(FUVEST - 2002 - 1a fase)
Talvez pareça excessivo o escrúpulo do Cotrim, a quem não souber que ele possuía um caráter ferozmente honrado. Eu mesmo fui injusto com ele durante os anos que se seguiram ao inventário de meu pai. Reconheço que era um modelo. Arguiam-no de avareza, e cuido que tinham razão; mas a avareza é apenas a exageração de uma virtude e as virtudes devem ser como os orçamentos: melhor é o saldo que o "deficit". Como era muito seco de maneiras tinha inimigos, que chegavam a acusá-lo de bárbaro. O único fato alegado neste particular era o de mandar com frequência escravos ao calabouço, donde eles desciam a escorrer sangue; mas, além de que ele só mandava os perversos e os fujões, ocorre que, tendo longamente contrabandeado em escravos, habituara-se de certo modo ao trato um pouco mais duro que esse gênero de negócio requeria, e não se pode honestamente atribuir à índole original de um homem o que é puro efeito de relações sociais.

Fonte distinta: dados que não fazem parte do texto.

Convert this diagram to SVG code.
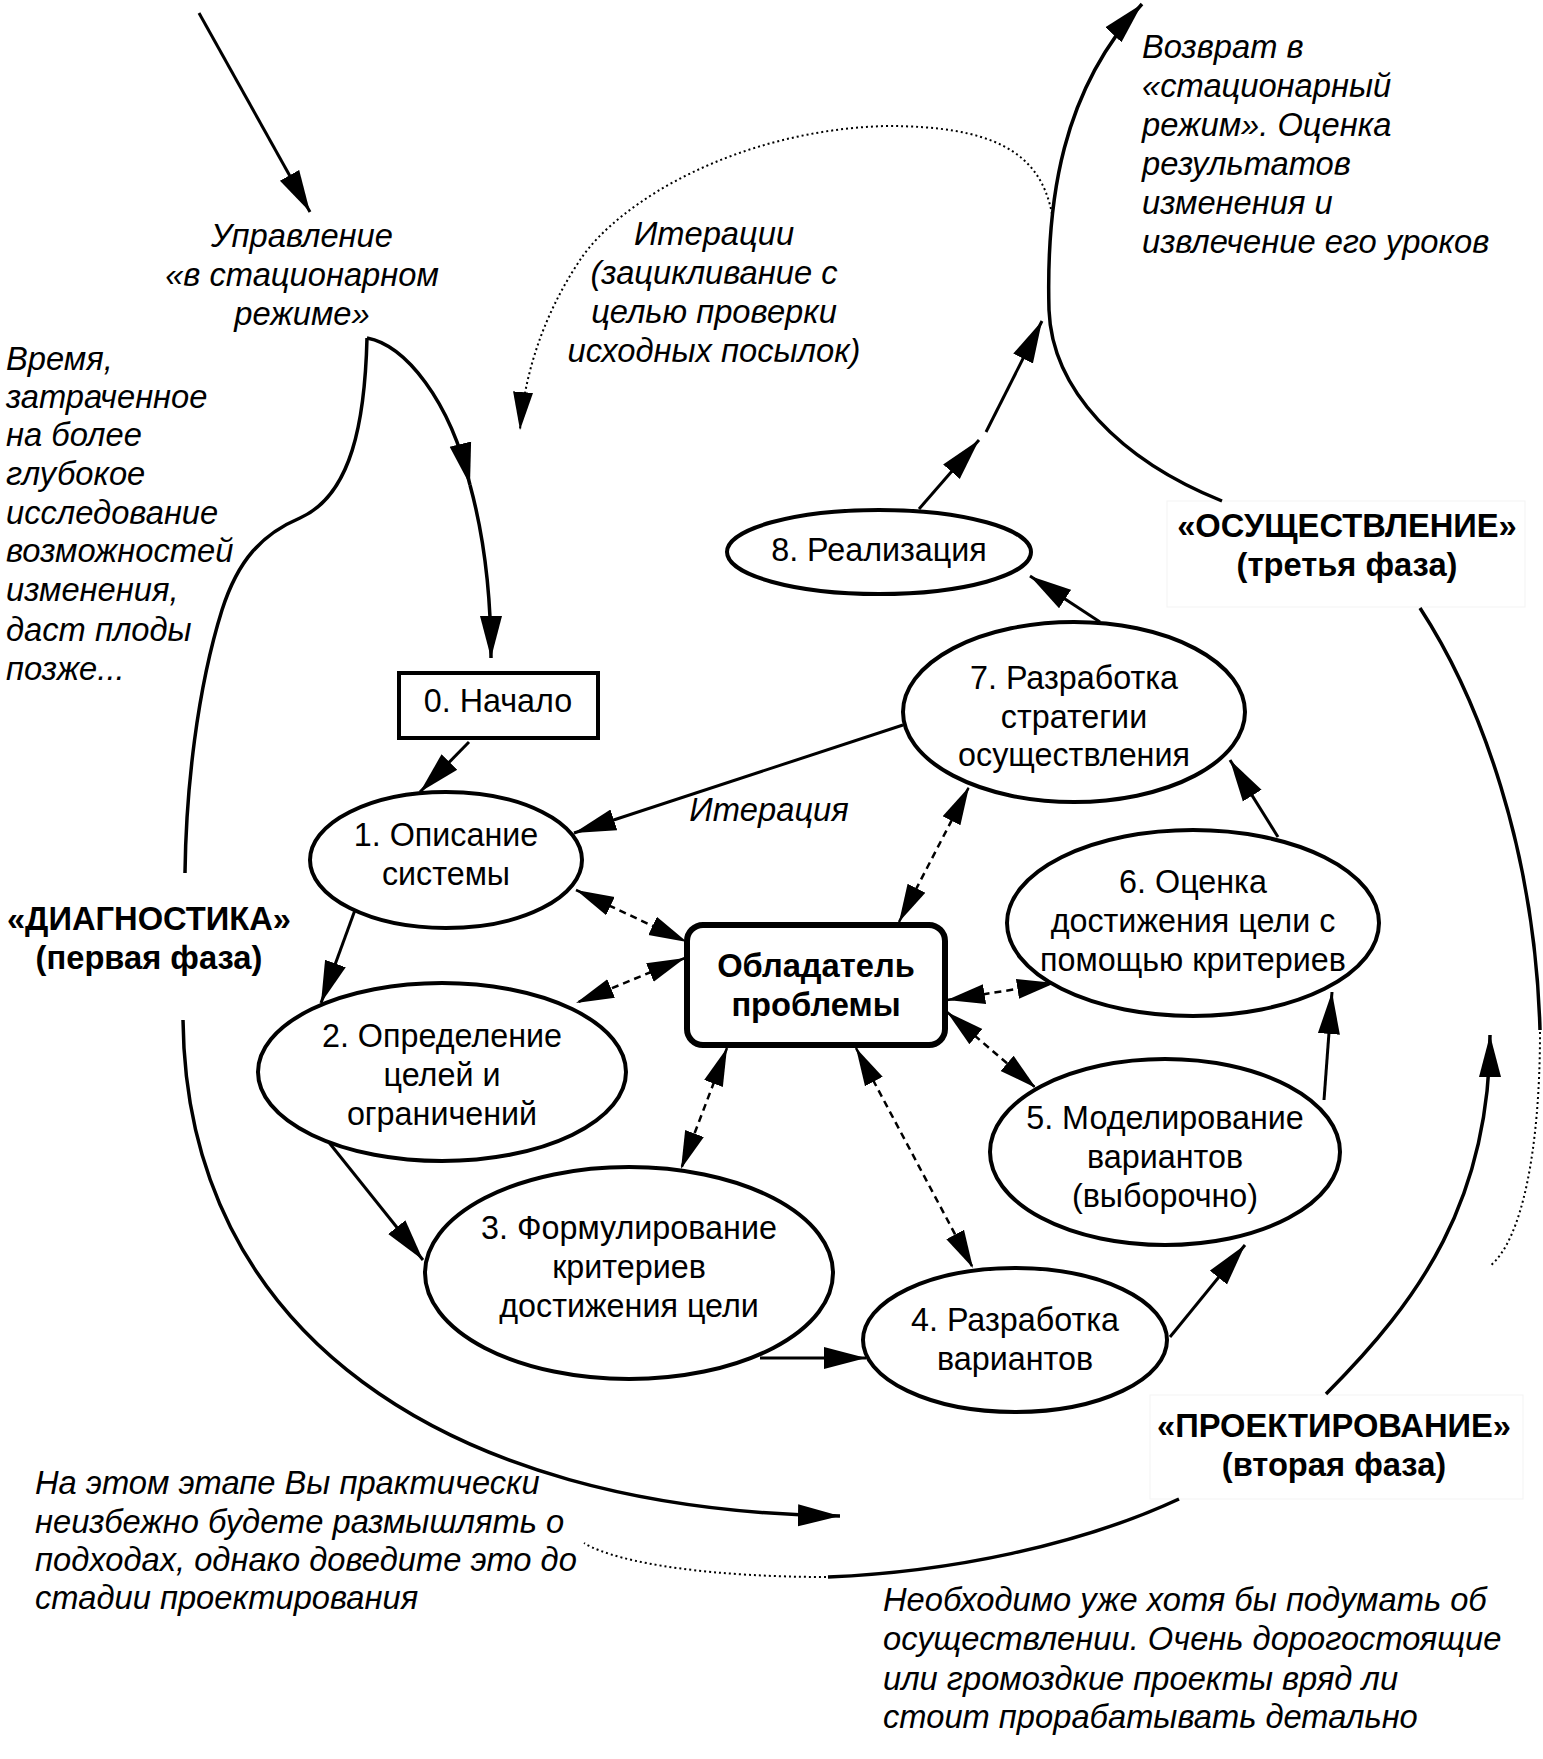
<svg xmlns="http://www.w3.org/2000/svg" width="1543" height="1759" viewBox="0 0 1543 1759">
<defs>
<marker id="ah" markerUnits="userSpaceOnUse" markerWidth="44" markerHeight="24" refX="42" refY="11" orient="auto-start-reverse" viewBox="0 0 44 22">
<path d="M0,0 L42,11 L0,22 z" fill="#000"/>
</marker>
<marker id="ahd" markerUnits="userSpaceOnUse" markerWidth="40" markerHeight="24" refX="38" refY="10" orient="auto-start-reverse" viewBox="0 0 40 20">
<path d="M0,0 L38,10 L0,20 z" fill="#000"/>
</marker>
</defs>
<style>
text{font-family:"Liberation Sans",Arial,sans-serif;font-size:32.3px;fill:#000}
.it{font-style:italic;font-size:32.7px}
.b{font-weight:bold;font-size:32.7px}
.c{text-anchor:middle}
.node{fill:#fff;stroke:#000;stroke-width:4}
.ln{fill:none;stroke:#000;stroke-width:3}
.cv{fill:none;stroke:#000;stroke-width:3.5}
.ds{fill:none;stroke:#000;stroke-width:2.5;stroke-dasharray:7 5}
.dt{fill:none;stroke:#000;stroke-width:2;stroke-dasharray:2 3}
.lb{fill:#fff;stroke:#f3f3f3;stroke-width:1}
</style>
<rect width="1543" height="1759" fill="#fff"/>

<g id="phase-labels">
<rect class="lb" x="1167" y="501" width="358" height="106"/>
<rect class="lb" x="1150" y="1395" width="373" height="104"/>
</g>

<g id="connectors">
<line class="ln" x1="199" y1="13" x2="310" y2="212" marker-end="url(#ah)"/>
<path class="cv" d="M367,338 C365,420 352,495 300,518 C262,534 238,560 222,610 C197,690 186,790 185,873"/>
<path class="cv" d="M367,338 C405,345 450,400 470,485" marker-end="url(#ah)"/>
<path class="cv" d="M470,485 C485,540 491,600 491,658" marker-end="url(#ah)"/>
<path class="cv" d="M183,1020 C186,1330 440,1510 840,1516" marker-end="url(#ah)"/>
<path class="cv" d="M1222,501 C1120,460 1052,390 1049,310 C1046,200 1062,90 1142,4" marker-end="url(#ah)"/>
<path class="dt" d="M1052,214 C1040,150 990,126 886,126 C740,130 620,200 580,260 C540,320 524,380 520,430" marker-end="url(#ahd)"/>
<path class="cv" d="M1420,608 C1480,700 1535,850 1540,1030"/>
<path class="dt" d="M1540,1032 C1540,1150 1522,1240 1490,1266"/>
<path class="cv" d="M1326,1394 C1420,1300 1490,1200 1490,1035" marker-end="url(#ah)"/>
<path class="cv" d="M1179,1499 C1080,1545 950,1572 828,1577"/>
<path class="dt" d="M826,1577 C720,1577 620,1565 584,1543"/>

<line class="ln" x1="469" y1="742" x2="420" y2="792" marker-end="url(#ah)"/>
<line class="ln" x1="355" y1="910" x2="321" y2="1003" marker-end="url(#ah)"/>
<line class="ln" x1="327" y1="1140" x2="423" y2="1260" marker-end="url(#ah)"/>
<line class="ln" x1="760" y1="1358" x2="866" y2="1358" marker-end="url(#ah)"/>
<line class="ln" x1="1170" y1="1337" x2="1245" y2="1245" marker-end="url(#ah)"/>
<line class="ln" x1="1324" y1="1100" x2="1332" y2="992" marker-end="url(#ah)"/>
<line class="ln" x1="1278" y1="837" x2="1230" y2="760" marker-end="url(#ah)"/>
<line class="ln" x1="1100" y1="622" x2="1030" y2="576" marker-end="url(#ah)"/>
<line class="ln" x1="919" y1="509" x2="979" y2="440" marker-end="url(#ah)"/>
<line class="ln" x1="986" y1="432" x2="1042" y2="321" marker-end="url(#ah)"/>
<line class="ln" x1="903" y1="725" x2="574" y2="833" marker-end="url(#ah)"/>

<line class="ds" x1="576" y1="890" x2="687" y2="942" marker-start="url(#ahd)" marker-end="url(#ahd)"/>
<line class="ds" x1="685" y1="958" x2="576" y2="1003" marker-start="url(#ahd)" marker-end="url(#ahd)"/>
<line class="ds" x1="727" y1="1048" x2="681" y2="1169" marker-start="url(#ahd)" marker-end="url(#ahd)"/>
<line class="ds" x1="856" y1="1048" x2="973" y2="1268" marker-start="url(#ahd)" marker-end="url(#ahd)"/>
<line class="ds" x1="947" y1="1012" x2="1036" y2="1088" marker-start="url(#ahd)" marker-end="url(#ahd)"/>
<line class="ds" x1="947" y1="1000" x2="1055" y2="983" marker-start="url(#ahd)" marker-end="url(#ahd)"/>
<line class="ds" x1="899" y1="922" x2="969" y2="787" marker-start="url(#ahd)" marker-end="url(#ahd)"/>
</g>

<g id="n0">
<rect class="node" x="399" y="673" width="199" height="65"/>
<text class="c" x="498" y="712">0. Начало</text>
</g>
<g id="n1">
<ellipse class="node" cx="446" cy="860" rx="136" ry="68"/>
<text class="c" x="446" y="846">1. Описание</text>
<text class="c" x="446" y="885">системы</text>
</g>
<g id="n2">
<ellipse class="node" cx="442" cy="1072" rx="184" ry="89"/>
<text class="c" x="442" y="1047">2. Определение</text>
<text class="c" x="442" y="1086">целей и</text>
<text class="c" x="442" y="1125">ограничений</text>
</g>
<g id="n3">
<ellipse class="node" cx="629" cy="1273" rx="204" ry="106"/>
<text class="c" x="629" y="1239">3. Формулирование</text>
<text class="c" x="629" y="1278">критериев</text>
<text class="c" x="629" y="1317">достижения цели</text>
</g>
<g id="n4">
<ellipse class="node" cx="1015" cy="1340" rx="152" ry="72"/>
<text class="c" x="1015" y="1331">4. Разработка</text>
<text class="c" x="1015" y="1370">вариантов</text>
</g>
<g id="n5">
<ellipse class="node" cx="1165" cy="1152" rx="175" ry="93"/>
<text class="c" x="1165" y="1129">5. Моделирование</text>
<text class="c" x="1165" y="1168">вариантов</text>
<text class="c" x="1165" y="1207">(выборочно)</text>
</g>
<g id="n6">
<ellipse class="node" cx="1193" cy="923" rx="186" ry="93"/>
<text class="c" x="1193" y="893">6. Оценка</text>
<text class="c" x="1193" y="932">достижения цели с</text>
<text class="c" x="1193" y="971">помощью критериев</text>
</g>
<g id="n7">
<ellipse class="node" cx="1074" cy="712" rx="171" ry="90"/>
<text class="c" x="1074" y="689">7. Разработка</text>
<text class="c" x="1074" y="728">стратегии</text>
<text class="c" x="1074" y="766">осуществления</text>
</g>
<g id="n8">
<ellipse class="node" cx="879" cy="552" rx="152" ry="42"/>
<text class="c" x="879" y="561">8. Реализация</text>
</g>
<g id="owner">
<rect x="687" y="925" width="258" height="120" rx="16" fill="#fff" stroke="#000" stroke-width="6"/>
<text class="c b" x="816" y="977">Обладатель</text>
<text class="c b" x="816" y="1016">проблемы</text>
</g>

<g id="labels">
<text class="c it"><tspan x="302" y="247">Управление</tspan><tspan x="302" y="286">«в стационарном</tspan><tspan x="302" y="325">режиме»</tspan></text>
<text class="it"><tspan x="6" y="370">Время,</tspan><tspan x="6" y="408">затраченное</tspan><tspan x="6" y="446">на более</tspan><tspan x="6" y="485">глубокое</tspan><tspan x="6" y="524">исследование</tspan><tspan x="6" y="562">возможностей</tspan><tspan x="6" y="601">изменения,</tspan><tspan x="6" y="641">даст плоды</tspan><tspan x="6" y="680">позже...</tspan></text>
<text class="c it"><tspan x="714" y="245">Итерации</tspan><tspan x="714" y="284">(зацикливание с</tspan><tspan x="714" y="323">целью проверки</tspan><tspan x="714" y="362">исходных посылок)</tspan></text>
<text class="it"><tspan x="1142" y="58">Возврат в</tspan><tspan x="1142" y="97">«стационарный</tspan><tspan x="1142" y="136">режим». Оценка</tspan><tspan x="1142" y="175">результатов</tspan><tspan x="1142" y="214">изменения и</tspan><tspan x="1142" y="253">извлечение его уроков</tspan></text>
<text class="c it" x="769" y="821">Итерация</text>
<text class="c b"><tspan x="149" y="930">«ДИАГНОСТИКА»</tspan><tspan x="149" y="969">(первая фаза)</tspan></text>
<text class="c b"><tspan x="1347" y="537">«ОСУЩЕСТВЛЕНИЕ»</tspan><tspan x="1347" y="576">(третья фаза)</tspan></text>
<text class="c b"><tspan x="1334" y="1437">«ПРОЕКТИРОВАНИЕ»</tspan><tspan x="1334" y="1476">(вторая фаза)</tspan></text>
<text class="it"><tspan x="35" y="1494">На этом этапе Вы практически</tspan><tspan x="35" y="1533">неизбежно будете размышлять о</tspan><tspan x="35" y="1571">подходах, однако доведите это до</tspan><tspan x="35" y="1609">стадии проектирования</tspan></text>
<text class="it"><tspan x="883" y="1611">Необходимо уже хотя бы подумать об</tspan><tspan x="883" y="1650">осуществлении. Очень дорогостоящие</tspan><tspan x="883" y="1690">или громоздкие проекты вряд ли</tspan><tspan x="883" y="1728">стоит прорабатывать детально</tspan></text>
</g>
</svg>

(Machado de Assis, Memórias póstumas de Brás Cubas)
Neste excerto, Brás Cubas discute as acusações dirigidas a seu cunhado Cotrim. A argumentação aí apresentada
faz com que, ao defender Cotrim, ele contribua, ironicamente, para confirmar essas acusações.
confirma a hipótese de que Machado de Assis, ao ascender socialmente, renegou suas origens e abandonou a crítica ao comportamento das elites.
visa demonstrar que as práticas de Cotrim não contavam com a conivência de Brás Cubas e da sociedade da época.
comprova a convicção machadiana de que os homens nascem bons, a sociedade é que os corrompe.
é moralmente impecável, pois distingue o lícito do ilícito, condenando explicitamente os desvios, como o contrabando e a tortura.